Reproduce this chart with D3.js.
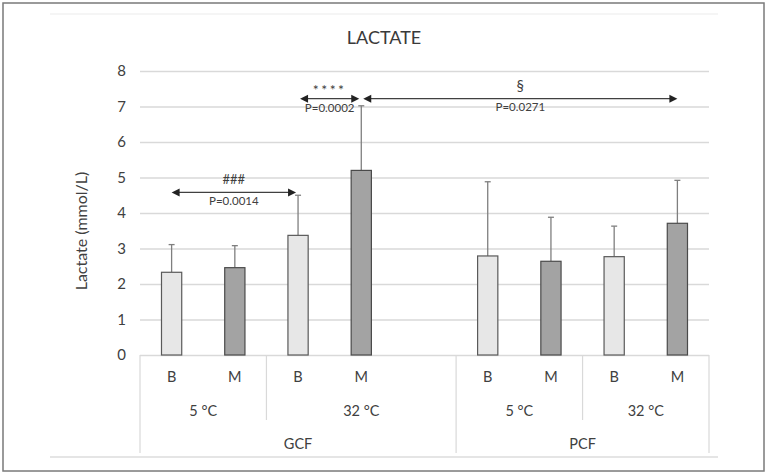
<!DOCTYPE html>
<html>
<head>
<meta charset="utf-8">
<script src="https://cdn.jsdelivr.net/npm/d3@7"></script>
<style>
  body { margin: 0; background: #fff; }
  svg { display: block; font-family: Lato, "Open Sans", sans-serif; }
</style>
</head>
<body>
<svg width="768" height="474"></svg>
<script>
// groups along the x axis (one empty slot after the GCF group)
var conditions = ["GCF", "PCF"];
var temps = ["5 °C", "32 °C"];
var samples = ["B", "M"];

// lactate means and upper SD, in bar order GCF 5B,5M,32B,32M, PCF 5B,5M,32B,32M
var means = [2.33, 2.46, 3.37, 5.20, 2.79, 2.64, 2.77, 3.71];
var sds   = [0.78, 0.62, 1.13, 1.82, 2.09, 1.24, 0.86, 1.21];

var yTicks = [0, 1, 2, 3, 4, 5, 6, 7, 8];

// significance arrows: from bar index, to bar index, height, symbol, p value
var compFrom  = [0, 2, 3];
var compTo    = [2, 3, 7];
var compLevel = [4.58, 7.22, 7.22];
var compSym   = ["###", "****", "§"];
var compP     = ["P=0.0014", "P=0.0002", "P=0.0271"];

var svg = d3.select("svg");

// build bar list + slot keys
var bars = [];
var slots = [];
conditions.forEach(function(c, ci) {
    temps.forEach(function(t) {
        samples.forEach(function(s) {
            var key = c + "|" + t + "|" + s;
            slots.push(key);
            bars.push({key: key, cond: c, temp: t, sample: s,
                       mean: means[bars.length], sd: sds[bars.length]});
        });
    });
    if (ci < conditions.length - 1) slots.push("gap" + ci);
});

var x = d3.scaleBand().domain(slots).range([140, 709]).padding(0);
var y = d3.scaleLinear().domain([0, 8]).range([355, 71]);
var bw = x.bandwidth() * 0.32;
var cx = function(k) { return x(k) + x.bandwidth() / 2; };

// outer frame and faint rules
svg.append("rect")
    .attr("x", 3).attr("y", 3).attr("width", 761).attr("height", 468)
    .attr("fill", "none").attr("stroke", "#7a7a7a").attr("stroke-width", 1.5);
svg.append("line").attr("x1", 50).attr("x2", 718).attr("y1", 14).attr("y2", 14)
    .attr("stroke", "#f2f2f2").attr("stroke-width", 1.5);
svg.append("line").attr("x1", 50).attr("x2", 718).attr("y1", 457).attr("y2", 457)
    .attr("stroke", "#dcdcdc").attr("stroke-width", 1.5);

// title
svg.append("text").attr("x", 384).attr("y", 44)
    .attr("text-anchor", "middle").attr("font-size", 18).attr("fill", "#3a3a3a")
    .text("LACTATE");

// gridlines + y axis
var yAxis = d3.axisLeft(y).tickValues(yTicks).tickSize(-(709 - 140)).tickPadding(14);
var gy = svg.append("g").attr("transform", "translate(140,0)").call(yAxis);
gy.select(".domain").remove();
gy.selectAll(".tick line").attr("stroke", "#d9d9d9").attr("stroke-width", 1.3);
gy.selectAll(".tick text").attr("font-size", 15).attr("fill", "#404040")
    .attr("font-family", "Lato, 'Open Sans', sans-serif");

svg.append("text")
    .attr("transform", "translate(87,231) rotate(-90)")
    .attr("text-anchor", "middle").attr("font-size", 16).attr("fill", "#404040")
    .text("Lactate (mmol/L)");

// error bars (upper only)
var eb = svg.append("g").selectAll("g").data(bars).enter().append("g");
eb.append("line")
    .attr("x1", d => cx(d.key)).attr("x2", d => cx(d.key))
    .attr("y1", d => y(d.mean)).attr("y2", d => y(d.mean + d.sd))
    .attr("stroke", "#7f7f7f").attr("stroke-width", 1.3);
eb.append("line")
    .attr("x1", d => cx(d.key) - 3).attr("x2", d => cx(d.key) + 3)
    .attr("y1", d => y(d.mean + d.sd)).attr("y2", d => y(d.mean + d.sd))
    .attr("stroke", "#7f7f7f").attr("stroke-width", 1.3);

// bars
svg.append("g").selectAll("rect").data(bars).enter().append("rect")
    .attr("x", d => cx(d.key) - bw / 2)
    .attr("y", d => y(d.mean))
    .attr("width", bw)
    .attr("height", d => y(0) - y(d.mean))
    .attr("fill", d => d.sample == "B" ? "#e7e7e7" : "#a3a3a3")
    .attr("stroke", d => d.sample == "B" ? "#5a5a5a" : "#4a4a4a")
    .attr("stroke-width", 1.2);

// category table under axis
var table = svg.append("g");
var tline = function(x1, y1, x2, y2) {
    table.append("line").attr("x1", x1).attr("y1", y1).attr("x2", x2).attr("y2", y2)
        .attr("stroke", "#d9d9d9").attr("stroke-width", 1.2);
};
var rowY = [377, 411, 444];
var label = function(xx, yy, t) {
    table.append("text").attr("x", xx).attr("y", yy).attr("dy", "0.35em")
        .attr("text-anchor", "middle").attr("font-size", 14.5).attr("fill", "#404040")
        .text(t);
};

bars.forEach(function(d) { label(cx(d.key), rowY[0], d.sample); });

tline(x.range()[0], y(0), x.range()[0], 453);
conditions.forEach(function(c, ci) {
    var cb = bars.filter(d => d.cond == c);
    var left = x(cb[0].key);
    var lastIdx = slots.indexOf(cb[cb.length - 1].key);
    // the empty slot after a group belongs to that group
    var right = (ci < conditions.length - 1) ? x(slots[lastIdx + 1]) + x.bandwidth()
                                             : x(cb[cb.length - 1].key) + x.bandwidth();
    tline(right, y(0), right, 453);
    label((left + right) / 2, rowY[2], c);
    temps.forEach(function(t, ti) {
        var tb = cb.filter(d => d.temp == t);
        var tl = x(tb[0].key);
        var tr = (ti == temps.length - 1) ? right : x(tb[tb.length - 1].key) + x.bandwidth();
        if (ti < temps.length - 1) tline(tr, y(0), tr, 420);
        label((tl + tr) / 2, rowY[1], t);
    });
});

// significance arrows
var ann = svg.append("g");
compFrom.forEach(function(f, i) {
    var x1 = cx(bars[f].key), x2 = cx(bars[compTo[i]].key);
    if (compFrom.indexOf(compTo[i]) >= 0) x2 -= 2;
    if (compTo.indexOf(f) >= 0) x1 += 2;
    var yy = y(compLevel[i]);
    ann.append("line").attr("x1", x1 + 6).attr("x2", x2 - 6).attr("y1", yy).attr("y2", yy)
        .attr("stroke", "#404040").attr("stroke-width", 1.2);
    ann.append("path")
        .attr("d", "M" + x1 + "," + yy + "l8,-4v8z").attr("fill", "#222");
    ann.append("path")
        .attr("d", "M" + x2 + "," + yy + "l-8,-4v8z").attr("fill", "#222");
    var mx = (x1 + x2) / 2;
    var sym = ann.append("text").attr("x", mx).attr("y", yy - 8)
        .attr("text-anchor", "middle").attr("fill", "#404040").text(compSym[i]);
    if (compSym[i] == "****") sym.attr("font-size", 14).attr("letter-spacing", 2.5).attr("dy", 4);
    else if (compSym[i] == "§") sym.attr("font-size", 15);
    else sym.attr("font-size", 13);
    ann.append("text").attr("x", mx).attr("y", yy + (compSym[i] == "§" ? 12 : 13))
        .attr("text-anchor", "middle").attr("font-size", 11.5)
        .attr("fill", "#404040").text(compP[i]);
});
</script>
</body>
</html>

--- Given instruction ---
Please extract exactly the lines of the data, from the first through the line containing "var yTicks = [0, 1, 2, 3, 4, 5, 6, 7, 8];", and add no pictures to the copy.

--- Task output ---
Reproduce this chart with D3.js.
<!DOCTYPE html>
<html>
<head>
<meta charset="utf-8">
<script src="https://cdn.jsdelivr.net/npm/d3@7"></script>
<style>
  body { margin: 0; background: #fff; }
  svg { display: block; font-family: Lato, "Open Sans", sans-serif; }
</style>
</head>
<body>
<svg width="768" height="474"></svg>
<script>
// groups along the x axis (one empty slot after the GCF group)
var conditions = ["GCF", "PCF"];
var temps = ["5 °C", "32 °C"];
var samples = ["B", "M"];

// lactate means and upper SD, in bar order GCF 5B,5M,32B,32M, PCF 5B,5M,32B,32M
var means = [2.33, 2.46, 3.37, 5.20, 2.79, 2.64, 2.77, 3.71];
var sds   = [0.78, 0.62, 1.13, 1.82, 2.09, 1.24, 0.86, 1.21];

var yTicks = [0, 1, 2, 3, 4, 5, 6, 7, 8];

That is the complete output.